Source: The Wall Street Journal (The Syrian Catastrophe)
A diplomatic revolt against Obama’s determined inaction.
Main Street Columnist Bill McGurn on CIA Director John Brennan’s warning about terror threats and an unusual State Department cable. Photo credit: SANA.
A day after CIA Director John Brennan testified that ISIS now boasts far more fighters than al Qaeda had at its peak, there’s more disagreement in the Obama ranks. Fifty-one State Department diplomats have signed a letter that assails President Obama’s Syria policy—and calls for military strikes and the ouster of dictator Bashar Assad.
This is remarkable. These rebels aren’t the “neocons” of liberal myth. They are career diplomats whose mission is to pursue the peace through diplomacy that Mr. Obama invokes as his highest foreign-policy principle. Yet they are indicting Mr. Obama’s Syrian diplomacy as a strategic and moral failure.
The 51 signers recognize that American priorities for Syria—a genuine cease-fire, relief for its suffering citizens and regime change—have failed because U.S. diplomacy is a wish list with nothing to back it up. A “judicious” use of military force, they say, would “undergird and drive a more focused and hard-nosed U.S.-led diplomatic effort.”
The Russians understand this. When Mr. Obama was scrambling in 2013 for some way not to make good on his red-line threat over Assad’s use of chemical weapons, Vladimir Putin offered a face-saving climbdown: Washington and Moscow would work together to remove the weapons and persuade Assad to negotiate a cease-fire.
Assad never has given up all of his chemical weapons, and Mr. Putin has since used the opening to play the military card Mr. Obama wouldn’t. He has used Russian forces to prop up Assad and attack the regime’s opponents—all the while claiming to want a cease-fire. In Oslo this week after months of Russian and Syrian deception, Secretary of State John Kerry declared that “Russia needs to understand that our patience is not infinite.”
Really? Russia seems to understand Messrs. Obama and Kerry very well.
So Syria burns. Assad’s war on his own countrymen has left more than 250,000 dead and created millions of refugees. A Pew Research Center analysis this week says the percentage of the Syrian population displaced from their homes has reached 60%—“unprecedented,” it says, “in recent history for a single country.”
The numbers don’t convey the full horror. The city of Aleppo, home to the greatest resistance to the Assad regime, has been pounded for months by Russian and Syrian warplanes. Almost every day brings some new crime: the bombing of a hospital, attacks on women and children, and the Assad government’s successful efforts to prevent aid convoys of food and medicine from reaching besieged civilians.

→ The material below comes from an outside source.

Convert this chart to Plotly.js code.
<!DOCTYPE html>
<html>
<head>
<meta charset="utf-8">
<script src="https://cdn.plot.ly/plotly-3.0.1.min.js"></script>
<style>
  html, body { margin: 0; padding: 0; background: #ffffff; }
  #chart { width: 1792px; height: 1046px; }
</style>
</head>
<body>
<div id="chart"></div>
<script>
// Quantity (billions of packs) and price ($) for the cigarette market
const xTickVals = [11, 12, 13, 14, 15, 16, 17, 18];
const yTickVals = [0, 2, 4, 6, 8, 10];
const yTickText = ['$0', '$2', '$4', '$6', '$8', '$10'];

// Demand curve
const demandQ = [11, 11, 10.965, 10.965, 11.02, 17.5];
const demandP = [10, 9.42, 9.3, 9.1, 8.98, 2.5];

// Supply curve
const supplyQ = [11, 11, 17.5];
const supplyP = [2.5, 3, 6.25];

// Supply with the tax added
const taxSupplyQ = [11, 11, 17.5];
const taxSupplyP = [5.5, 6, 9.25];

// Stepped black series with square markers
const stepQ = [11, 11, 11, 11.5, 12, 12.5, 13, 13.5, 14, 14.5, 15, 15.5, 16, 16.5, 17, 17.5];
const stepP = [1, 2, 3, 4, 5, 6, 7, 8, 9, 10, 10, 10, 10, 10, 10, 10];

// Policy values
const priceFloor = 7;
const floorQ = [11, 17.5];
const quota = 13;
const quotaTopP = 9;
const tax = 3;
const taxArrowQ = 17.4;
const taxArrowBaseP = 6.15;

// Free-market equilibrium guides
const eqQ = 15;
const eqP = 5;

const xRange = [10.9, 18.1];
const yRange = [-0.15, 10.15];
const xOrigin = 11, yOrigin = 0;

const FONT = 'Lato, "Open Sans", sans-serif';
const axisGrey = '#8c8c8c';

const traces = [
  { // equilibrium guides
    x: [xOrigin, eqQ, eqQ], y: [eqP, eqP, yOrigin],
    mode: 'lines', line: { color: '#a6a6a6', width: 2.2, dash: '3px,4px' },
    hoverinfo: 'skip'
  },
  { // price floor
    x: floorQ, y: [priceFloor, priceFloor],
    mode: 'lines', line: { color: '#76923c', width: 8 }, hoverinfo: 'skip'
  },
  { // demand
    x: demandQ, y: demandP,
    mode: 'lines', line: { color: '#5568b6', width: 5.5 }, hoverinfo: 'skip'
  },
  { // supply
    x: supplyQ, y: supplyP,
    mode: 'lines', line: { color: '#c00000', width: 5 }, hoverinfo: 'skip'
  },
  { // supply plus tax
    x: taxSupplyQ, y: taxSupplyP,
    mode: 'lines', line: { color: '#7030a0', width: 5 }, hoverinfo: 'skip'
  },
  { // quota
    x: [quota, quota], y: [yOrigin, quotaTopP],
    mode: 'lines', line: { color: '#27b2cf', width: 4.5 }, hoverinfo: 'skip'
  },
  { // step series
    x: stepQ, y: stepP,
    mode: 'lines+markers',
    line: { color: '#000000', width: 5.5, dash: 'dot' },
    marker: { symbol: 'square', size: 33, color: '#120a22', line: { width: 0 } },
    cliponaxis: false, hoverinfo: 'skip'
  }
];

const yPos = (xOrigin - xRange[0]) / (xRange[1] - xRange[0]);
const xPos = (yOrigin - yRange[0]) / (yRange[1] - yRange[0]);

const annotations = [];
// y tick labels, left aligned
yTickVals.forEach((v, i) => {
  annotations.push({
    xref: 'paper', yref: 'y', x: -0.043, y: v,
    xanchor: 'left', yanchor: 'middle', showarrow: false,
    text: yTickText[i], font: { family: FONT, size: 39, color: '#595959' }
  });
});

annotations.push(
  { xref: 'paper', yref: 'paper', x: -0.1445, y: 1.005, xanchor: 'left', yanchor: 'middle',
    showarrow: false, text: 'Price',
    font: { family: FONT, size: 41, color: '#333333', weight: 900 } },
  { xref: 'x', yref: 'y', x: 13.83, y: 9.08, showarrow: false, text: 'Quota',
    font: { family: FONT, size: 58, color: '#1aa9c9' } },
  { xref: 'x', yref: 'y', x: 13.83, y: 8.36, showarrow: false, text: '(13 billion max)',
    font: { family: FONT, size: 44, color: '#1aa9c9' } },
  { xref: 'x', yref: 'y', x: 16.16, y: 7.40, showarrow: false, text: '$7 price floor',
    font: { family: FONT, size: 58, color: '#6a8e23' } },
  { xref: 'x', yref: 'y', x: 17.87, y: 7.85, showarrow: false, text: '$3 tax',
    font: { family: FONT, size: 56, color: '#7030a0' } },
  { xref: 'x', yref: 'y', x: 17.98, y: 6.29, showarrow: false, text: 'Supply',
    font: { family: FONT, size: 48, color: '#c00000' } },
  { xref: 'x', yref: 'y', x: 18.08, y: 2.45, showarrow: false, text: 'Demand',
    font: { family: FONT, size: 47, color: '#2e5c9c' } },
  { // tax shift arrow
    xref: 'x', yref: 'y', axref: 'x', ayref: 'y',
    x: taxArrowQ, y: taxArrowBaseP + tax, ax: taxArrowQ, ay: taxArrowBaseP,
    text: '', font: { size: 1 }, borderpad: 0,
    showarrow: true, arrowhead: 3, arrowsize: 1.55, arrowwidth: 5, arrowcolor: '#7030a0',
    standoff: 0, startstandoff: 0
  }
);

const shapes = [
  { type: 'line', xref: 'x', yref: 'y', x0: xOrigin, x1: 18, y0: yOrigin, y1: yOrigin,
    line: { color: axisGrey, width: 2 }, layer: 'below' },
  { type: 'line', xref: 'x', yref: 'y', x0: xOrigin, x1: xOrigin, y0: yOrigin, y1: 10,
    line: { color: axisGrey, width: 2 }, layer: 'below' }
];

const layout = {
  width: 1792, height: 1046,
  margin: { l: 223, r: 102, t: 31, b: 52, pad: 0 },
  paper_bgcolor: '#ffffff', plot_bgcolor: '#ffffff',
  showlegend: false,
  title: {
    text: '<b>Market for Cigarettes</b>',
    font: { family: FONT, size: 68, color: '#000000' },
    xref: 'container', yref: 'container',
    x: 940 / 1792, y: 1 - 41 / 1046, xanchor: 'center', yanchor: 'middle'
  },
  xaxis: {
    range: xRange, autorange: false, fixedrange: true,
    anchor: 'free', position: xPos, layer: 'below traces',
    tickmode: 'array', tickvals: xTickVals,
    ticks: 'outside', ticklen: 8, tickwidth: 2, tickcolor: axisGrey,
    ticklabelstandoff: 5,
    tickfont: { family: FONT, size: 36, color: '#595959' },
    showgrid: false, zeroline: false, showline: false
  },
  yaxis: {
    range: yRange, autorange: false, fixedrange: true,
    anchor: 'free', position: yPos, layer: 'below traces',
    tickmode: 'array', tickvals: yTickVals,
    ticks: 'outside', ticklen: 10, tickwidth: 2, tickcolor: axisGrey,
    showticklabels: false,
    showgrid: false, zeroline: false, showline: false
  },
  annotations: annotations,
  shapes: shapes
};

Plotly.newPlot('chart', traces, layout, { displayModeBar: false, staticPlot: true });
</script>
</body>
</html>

Two decades ago the world stood by as thousands of Bosnian Muslims were rounded up and killed in Srebrenica. Aleppo is President Obama’s Srebrenica—not that a fawning press corps has noticed.
Syria’s chaos has also incubated the rise of Islamic State, set America against its traditional allies, sent refugees pouring into Europe, invited the Russians back into the region, fed Iran’s influence in a nervous Arab world and spread instability across the region. But Mr. Obama carries on with business as usual.

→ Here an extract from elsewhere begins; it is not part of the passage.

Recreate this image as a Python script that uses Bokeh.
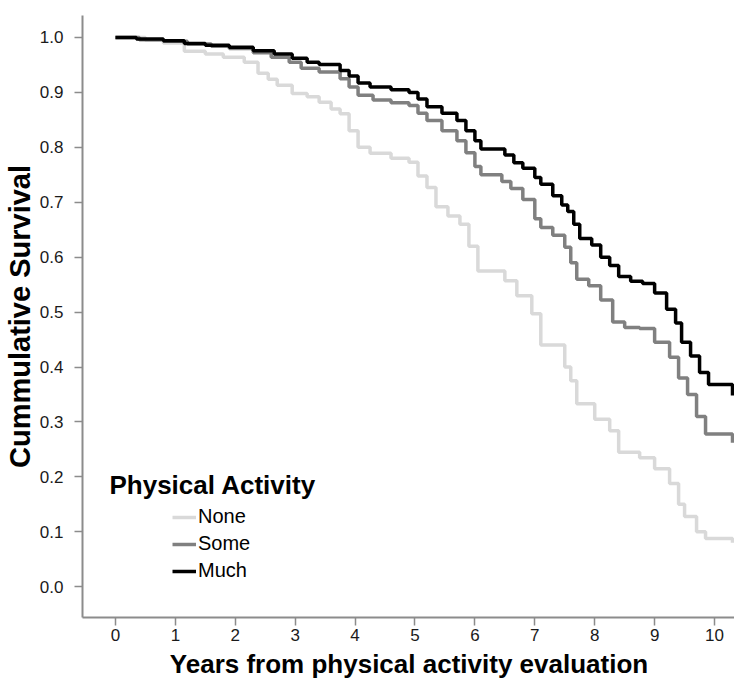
from bokeh.plotting import figure
from bokeh.models import Range1d, FixedTicker, PrintfTickFormatter, Label, Legend, LegendItem
from bokeh.embed import file_html
from bokeh.resources import INLINE

# ---- data ----
much_t = [0, 0.35, 0.8, 1.15, 1.5, 1.9, 2.3, 2.65, 2.95, 3.2, 3.4, 3.75, 3.9, 4.05, 4.25, 4.6, 4.9,
          5.05, 5.2, 5.45, 5.7, 5.85, 6.0, 6.1, 6.5, 6.65, 6.8, 7.0, 7.1, 7.3, 7.45, 7.55, 7.65,
          7.75, 7.95, 8.1, 8.25, 8.4, 8.6, 8.8, 9.0, 9.2, 9.35, 9.45, 9.6, 9.75, 9.9, 10.3]
much_s = [1.0, 0.997, 0.994, 0.989, 0.986, 0.982, 0.976, 0.970, 0.962, 0.955, 0.951, 0.940, 0.930,
          0.917, 0.910, 0.905, 0.900, 0.888, 0.874, 0.862, 0.849, 0.830, 0.812, 0.797, 0.786,
          0.772, 0.762, 0.745, 0.733, 0.712, 0.695, 0.683, 0.660, 0.634, 0.622, 0.600, 0.585,
          0.565, 0.556, 0.552, 0.535, 0.505, 0.480, 0.445, 0.420, 0.390, 0.368, 0.348]

some_t = [0, 0.4, 0.8, 1.2, 1.6, 1.9, 2.3, 2.6, 2.9, 3.1, 3.4, 3.75, 3.9, 4.05, 4.3, 4.6, 4.9,
          5.05, 5.2, 5.45, 5.7, 5.85, 6.0, 6.1, 6.45, 6.6, 6.8, 7.0, 7.1, 7.3, 7.5, 7.6, 7.7,
          7.9, 8.1, 8.3, 8.5, 8.75, 9.0, 9.25, 9.4, 9.55, 9.7, 9.85, 10.3]
some_s = [1.0, 0.996, 0.993, 0.988, 0.984, 0.980, 0.972, 0.964, 0.955, 0.944, 0.937, 0.925, 0.910,
          0.895, 0.886, 0.881, 0.876, 0.862, 0.849, 0.830, 0.812, 0.790, 0.765, 0.750, 0.738,
          0.725, 0.705, 0.670, 0.654, 0.640, 0.618, 0.590, 0.560, 0.548, 0.522, 0.482, 0.472,
          0.470, 0.445, 0.418, 0.380, 0.350, 0.310, 0.278, 0.262]

none_t = [0, 0.5, 0.8, 1.15, 1.5, 1.8, 2.15, 2.38, 2.55, 2.7, 2.95, 3.2, 3.4, 3.6, 3.75, 3.9, 4.05,
          4.25, 4.6, 4.9, 5.05, 5.2, 5.35, 5.55, 5.75, 5.9, 6.05, 6.5, 6.7, 6.95, 7.1, 7.5, 7.6,
          7.7, 8.0, 8.25, 8.4, 8.75, 9.0, 9.25, 9.4, 9.5, 9.7, 9.85, 10.3]
none_s = [1.0, 0.995, 0.990, 0.975, 0.970, 0.964, 0.955, 0.935, 0.924, 0.913, 0.898, 0.892, 0.882,
          0.870, 0.861, 0.830, 0.800, 0.789, 0.780, 0.773, 0.748, 0.727, 0.692, 0.675, 0.660,
          0.620, 0.575, 0.557, 0.530, 0.497, 0.440, 0.400, 0.375, 0.333, 0.305, 0.284, 0.245,
          0.235, 0.215, 0.188, 0.150, 0.128, 0.100, 0.088, 0.080]

x_ticks = [0, 1, 2, 3, 4, 5, 6, 7, 8, 9, 10]
y_ticks = [0.0, 0.1, 0.2, 0.3, 0.4, 0.5, 0.6, 0.7, 0.8, 0.9, 1.0]
group_names = ["None", "Some", "Much"]
group_colors = ["#d9d9d9", "#808080", "#000000"]

FONT = "Liberation Sans"

p = figure(width=734, height=686, output_backend="svg", toolbar_location=None,
           x_range=Range1d(-0.55, 10.35), y_range=Range1d(-0.056, 1.04),
           min_border_left=81, min_border_right=0, min_border_top=15, min_border_bottom=69)
p.frame_width = 653
p.frame_height = 602
p.outline_line_color = None
p.grid.visible = False
p.background_fill_color = "white"

renderers = []
for t, s, c in [(none_t, none_s, group_colors[0]), (some_t, some_s, group_colors[1]),
                (much_t, much_s, group_colors[2])]:
    r = p.step(t, s, mode="after", line_width=3.5, line_color=c)
    renderers.append(r)

# axes
for ax in (p.xaxis[0], p.yaxis[0]):
    ax.axis_line_color = "#8c8c8c"
    ax.axis_line_width = 2
    ax.major_tick_line_color = "#8c8c8c"
    ax.major_tick_line_width = 1.5
    ax.minor_tick_line_color = None
    ax.major_tick_out = 8
    ax.major_tick_in = 0
    ax.major_label_text_font = FONT
    ax.major_label_text_font_size = "17px"
    ax.major_label_text_color = "#1a1a1a"
    ax.axis_label_text_font = FONT
    ax.axis_label_text_font_style = "bold"
    ax.axis_label_text_color = "#000000"

p.xaxis[0].axis_label_text_font_size = "26px"
p.yaxis[0].axis_label_text_font_size = "29px"
p.xaxis[0].ticker = FixedTicker(ticks=x_ticks)
p.yaxis[0].ticker = FixedTicker(ticks=y_ticks)
p.yaxis[0].formatter = PrintfTickFormatter(format="%.1f")
p.xaxis[0].axis_label = "Years from physical activity evaluation"
p.yaxis[0].axis_label = "Cummulative Survival"
p.xaxis[0].major_label_standoff = 3
p.yaxis[0].major_label_standoff = 11
p.xaxis[0].axis_label_standoff = 5
p.yaxis[0].axis_label_standoff = 1

# legend
title = Label(x=-0.1, y=0.186, text="Physical Activity", text_font=FONT,
              text_font_style="bold", text_font_size="26px", text_baseline="middle",
              text_color="#000000")
p.add_layout(title)

items = [LegendItem(label=n, renderers=[r]) for n, r in zip(group_names, renderers)]
legend = Legend(items=items, location=(90, 35), border_line_color=None,
                background_fill_alpha=0, padding=0, margin=0, spacing=4,
                label_text_font=FONT, label_text_font_size="20px", label_height=22,
                glyph_height=22, glyph_width=24, label_standoff=2,
                label_text_color="#000000")
p.add_layout(legend, "center")

open("out.html", "w").write(file_html(p, INLINE))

And why should anyone expect anything different? This is the President who stayed silent in 2009 when Iranians took to the streets to demand their freedom; who ignored his generals when he withdrew too quickly from Iraq and Afghanistan; who in 2012 rejected the call from his CIA Director ( David Petraeus), his Defense Secretary ( Leon Panetta) and his Secretary of State ( Hillary Clinton) to arm moderate Syrian rebels. Now add the diplomatic rank and file to the list of those he ignores.
Two years ago the U.S. Ambassador to Syria, Robert Ford, resigned because he said he could no longer defend Mr. Obama’s policy. The only difference between the dissent now and then seems to be that the men and women at the State Department handling Syria are determined to make clear that the wreckage the world is witnessing in Syria is Mr. Obama’s handiwork, not theirs. They understand that Syria didn’t merely “happen” on Mr. Obama’s watch. It has unfolded so horribly because of the President’s abdication.
Mr. Obama came to office in 2009 scoring George W. Bush for the high price of his interventions abroad. In the human and strategic tragedy that is today’s Syria, the world is learning that the failure to intervene can exact an even higher price.